Although the 18-minute sales pitch was taken down, Cryptoland has kept the 10-minute public version online. You can watch it at the YouTube link here, but as the Financial Times noted, the full version featured a testimonial by cryptocurrency entrepreneur Kyle Chassé who touts that he wouldn’t be interested if the creators didn’t already have architectural plans ready (no indication of who by), hadn’t already invested $500,000 of their own money in the project, and hadn’t already secured a purchase agreement for a private island near Fiji, as well as master planning approval from the Fijian government.

The island, at least, is real. It’s called Nananu-I-Cake and spans 600 acres roughly a mile off the coast of Fiji. It’s also still available for purchase at $12 million, making Cryptoland’s claims that it had already bought the island spurious at best.


Still, the crescent-shaped Nananu-I-Cake is the setting for Cryptoland’s pitch video, where the company is promising 60 one-acre plots of land that can be purchased via NFT and no indication of where fresh water or electricity will come from or how sanitation will be handled. The video starts out with cryptocurrency investor Christopher arriving at Cryptoland and immediately being accosted by a giant coin that could have come straight from Rick and Morty, who shows him around the island. Ultimately the island will be split into three main areas, Cryptoland Bay, the House of DAO (decentralized autonomous organizations), and Blockchain Hills, where the mansions will sit.

The whirlwind tour spans a crypto-themed restaurant, gym, nightclub, and Bitcoin pyramid casino although Nananu-I-Cake is only 1 square mile, with about half of the video devoted to musical montages. Every location is plastered with crypto jokes, and Connie the coin ends the video by saying that the island is a real-world realization of the metaverse.

Rendering of a pyramid with a giant gold baby statue outside
Outside of a pyramid-slash-casino raised to honor the Bitconnect ponzi scheme, which collected $56 million before the funds were seized by the U.S. government in 2018. Inside, the face of prominent investor Carlos Matos, who later became a meme for his Bitconnect enthusiasm, graces several pinball tables. Matos shot back on Twitter after the release of the video and said his likeness was used without permission and promised to seek legal action against Cryptoland. (YouTube screenshot)

The founders are still taking plot reservations at about $1.2 million each at the time of writing, but things aren’t going so great for Cryptoland. Widely mocked online, the company has reportedly locked down its Discord by banning critics and is refusing to acknowledge artists who are claiming the video used stolen assets the company didn’t pay for.

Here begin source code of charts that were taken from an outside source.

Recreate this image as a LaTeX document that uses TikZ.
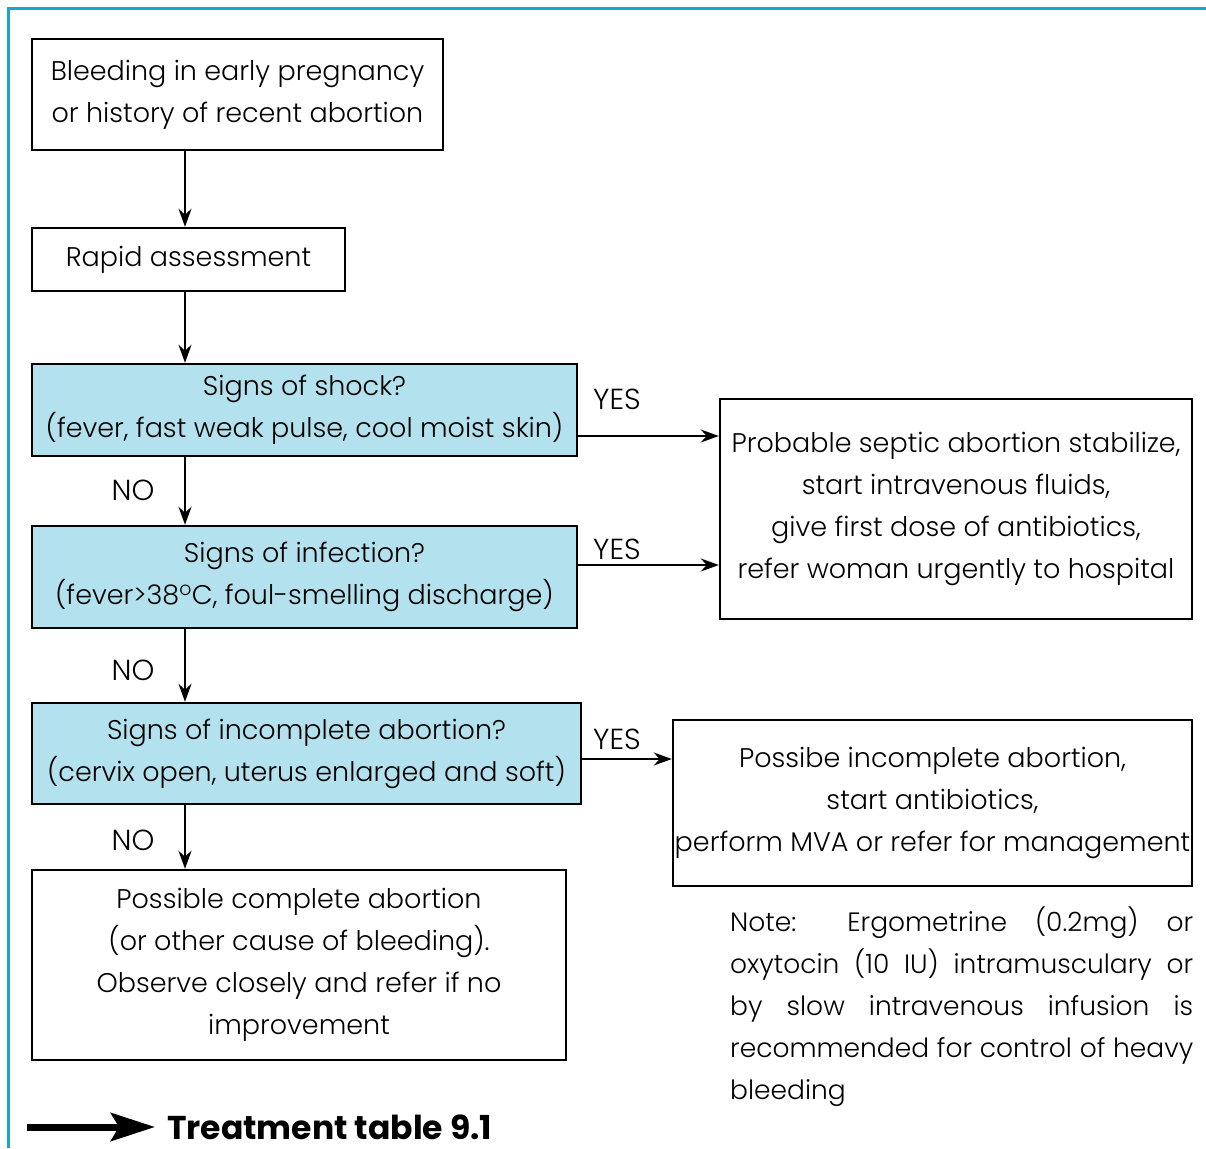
\documentclass[tikz,border=0pt]{standalone}
\usepackage{fontspec}
\setmainfont{Poppins}[UprightFont={* Light},BoldFont={* Bold}]
\usetikzlibrary{arrows.meta}
\definecolor{frame}{HTML}{1AA6CB}
\definecolor{qfill}{HTML}{B3E1ED}
\begin{document}
\begin{tikzpicture}[x=1pt,y=-1pt,
  box/.style={draw,line width=2.4pt,inner sep=0pt,align=center,font=\fontsize{27}{42}\selectfont},
  qbox/.style={box,fill=qfill},
  lbl/.style={inner sep=0pt,font=\fontsize{29}{42}\selectfont},
  arr/.style={line width=2.4pt,-{Stealth[length=18,width=13]}}]
\useasboundingbox (0,0) rectangle (1206,1148);
\draw[frame,line width=3pt] (8,1148) -- (8,9) -- (1206,9);
\coordinate (col) at (185,0);
\node[box,minimum width=411,minimum height=111] (b1) at (237.5,94.5) {Bleeding in early pregnancy\\or history of recent abortion};
\node[box,minimum width=313,minimum height=63] (b2) at (188.5,259.5) {Rapid assessment};
\node[qbox,minimum width=545,minimum height=92] (b3) at (304.5,410) {Signs of shock?\\(fever, fast weak pulse, cool moist skin)};
\node[qbox,minimum width=545,minimum height=102] (b4) at (304.5,577) {Signs of infection?\\(fever>38\textsuperscript{o}C, foul-smelling discharge)};
\node[qbox,minimum width=549,minimum height=101] (b5) at (306.5,753.5) {Signs of incomplete abortion?\\(cervix open, uterus enlarged and soft)};
\node[box,minimum width=534,minimum height=190] (b6) at (299,965) {Possible complete abortion\\(or other cause of bleeding).\\Observe closely and refer if no\\improvement};
\node[box,minimum width=472,minimum height=220] (r1) at (956,509) {Probable septic abortion stabilize,\\start intravenous fluids,\\give first dose of antibiotics,\\refer woman urgently to hospital};
\node[box,minimum width=519,minimum height=166] (r2) at (932.5,803) {Possibe incomplete abortion,\\start antibiotics,\\perform MVA or refer for management};
\coordinate (y1) at (0,436);
\coordinate (y2) at (0,565);
\coordinate (y3) at (0,759);
\draw[arr] (b1.south -| col) -- (b2.north -| col);
\draw[arr] (b2.south -| col) -- (b3.north -| col);
\draw[arr] (b3.south -| col) -- (b4.north -| col);
\draw[arr] (b4.south -| col) -- (b5.north -| col);
\draw[arr] (b5.south -| col) -- (b6.north -| col);
\draw[arr] (b3.east |- y1) -- (r1.west |- y1);
\draw[arr] (b4.east |- y2) -- (r1.west |- y2);
\draw[arr] (b5.east |- y3) -- (r2.west |- y3);
\node[lbl] (n1) at (133,490) {NO};
\node[lbl] (n2) at (133,670) {NO};
\node[lbl] (n3) at (133,840) {NO};
\node[lbl] (y1l) at (617,399) {YES};
\node[lbl] (y2l) at (617,549) {YES};
\node[lbl] (y3l) at (617,739) {YES};
\node[inner sep=0pt,anchor=north west,align=left,font=\fontsize{26.5}{42}\selectfont] (note) at (730,907) {%
\makebox[463pt][s]{Note: Ergometrine (0.2mg) or}\\
\makebox[463pt][s]{oxytocin (10 IU) intramusculary or}\\
\makebox[463pt][s]{by slow intravenous infusion is}\\
\makebox[463pt][s]{recommended for control of heavy}\\
bleeding};
\coordinate (ta) at (27,1127);
\coordinate (tb) at (155,1127);
\node[inner sep=0pt,anchor=base west,font=\fontsize{33}{38}\selectfont\bfseries] (tt) at (167,1139) {Treatment table 9.1};
\draw[line width=7pt,-{Stealth[length=44,width=28,inset=8]}] (ta) -- (tb);
\end{tikzpicture}
\end{document}
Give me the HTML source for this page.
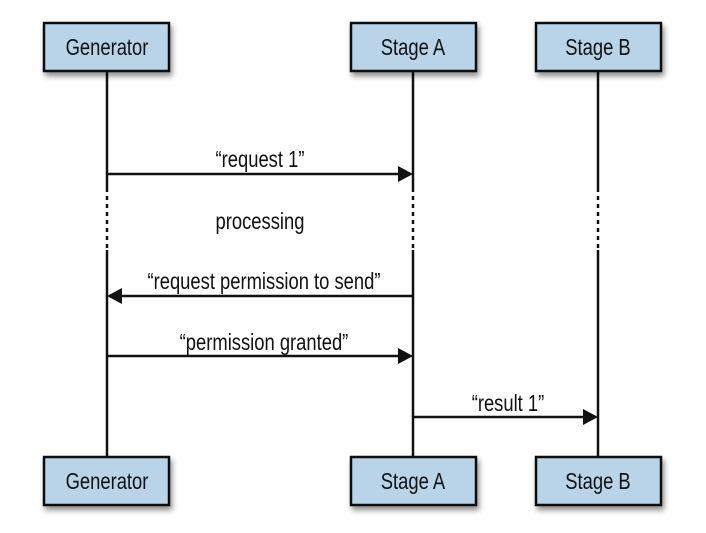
<!DOCTYPE html>
<html><head><style>
body{margin:0;background:#fff}
svg text{font-family:"Liberation Sans Narrow","Liberation Sans",sans-serif;font-size:23px;fill:#111}
</style></head><body>
<svg width="706" height="528" viewBox="0 0 706 528" xmlns="http://www.w3.org/2000/svg">
<defs>
<filter id="sh" x="-20%" y="-20%" width="150%" height="160%"><feGaussianBlur in="SourceAlpha" stdDeviation="3"/><feOffset dx="2" dy="4"/><feComponentTransfer><feFuncA type="linear" slope="0.45"/></feComponentTransfer><feMerge><feMergeNode/><feMergeNode in="SourceGraphic"/></feMerge></filter>
</defs>
<g stroke="#111" stroke-width="2.5" fill="none">
<line x1="107" y1="71" x2="107" y2="192"/><line x1="107" y1="196" x2="107" y2="248" stroke-dasharray="4,4"/><line x1="107" y1="250" x2="107" y2="456"/>
<line x1="413" y1="71" x2="413" y2="192"/><line x1="413" y1="196" x2="413" y2="248" stroke-dasharray="4,4"/><line x1="413" y1="250" x2="413" y2="456"/>
<line x1="598" y1="71" x2="598" y2="192"/><line x1="598" y1="196" x2="598" y2="248" stroke-dasharray="4,4"/><line x1="598" y1="250" x2="598" y2="456"/>
<line x1="107" y1="174" x2="400" y2="174"/>
<line x1="413" y1="296" x2="120" y2="296"/>
<line x1="107" y1="356" x2="400" y2="356"/>
<line x1="413" y1="417" x2="585" y2="417"/>
</g>
<g fill="#111">
<polygon points="413,174 398,166 398,182"/>
<polygon points="107,296 122,288 122,304"/>
<polygon points="413,356 398,348 398,364"/>
<polygon points="598,417 583,409 583,425"/>
</g>
<g filter="url(#sh)" fill="#b9d3e8" stroke="#111" stroke-width="2.5">
<rect x="44" y="23" width="125" height="48"/>
<rect x="351" y="23" width="125" height="48"/>
<rect x="536" y="23" width="125" height="48"/>
<rect x="44" y="457" width="125" height="48"/>
<rect x="351" y="457" width="125" height="48"/>
<rect x="536" y="457" width="125" height="48"/>
</g>
<g text-anchor="middle">
<text x="107" y="55" transform="translate(107 0) scale(0.8 1) translate(-107 0)">Generator</text>
<text x="413" y="55" transform="translate(413 0) scale(0.8 1) translate(-413 0)">Stage A</text>
<text x="598" y="55" transform="translate(598 0) scale(0.8 1) translate(-598 0)">Stage B</text>
<text x="107" y="489" transform="translate(107 0) scale(0.8 1) translate(-107 0)">Generator</text>
<text x="413" y="489" transform="translate(413 0) scale(0.8 1) translate(-413 0)">Stage A</text>
<text x="598" y="489" transform="translate(598 0) scale(0.8 1) translate(-598 0)">Stage B</text>
<text x="260" y="167" transform="translate(260 0) scale(0.8 1) translate(-260 0)">“request 1”</text>
<text x="260" y="229" transform="translate(260 0) scale(0.8 1) translate(-260 0)">processing</text>
<text x="264" y="289" transform="translate(264 0) scale(0.8 1) translate(-264 0)">“request permission to send”</text>
<text x="264" y="350" transform="translate(264 0) scale(0.8 1) translate(-264 0)">“permission granted”</text>
<text x="508" y="411" transform="translate(508 0) scale(0.8 1) translate(-508 0)">“result 1”</text>
</g>
</svg>
</body></html>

Is the whole proposal satire? The answer is likely not but buying real estate via NFTs isn’t even a novel concept at this point. In March of 2021 AN covered an NFT of a metaverse house that was purchased for $500,000. That was followed in April by the listing of the Paul Rudolph-renovated Edersheim Residence in Larchmont, New York, as an NFT, an actual house you can pay money for and live in. Still, the Cryptoland video will more likely prove Kate Wagner right than actually house deep-pocketed investors; that same April, Wagner lamented that NFTs are just another form of architectural speculation designed to funnel money towards nothing more than glitzy renders.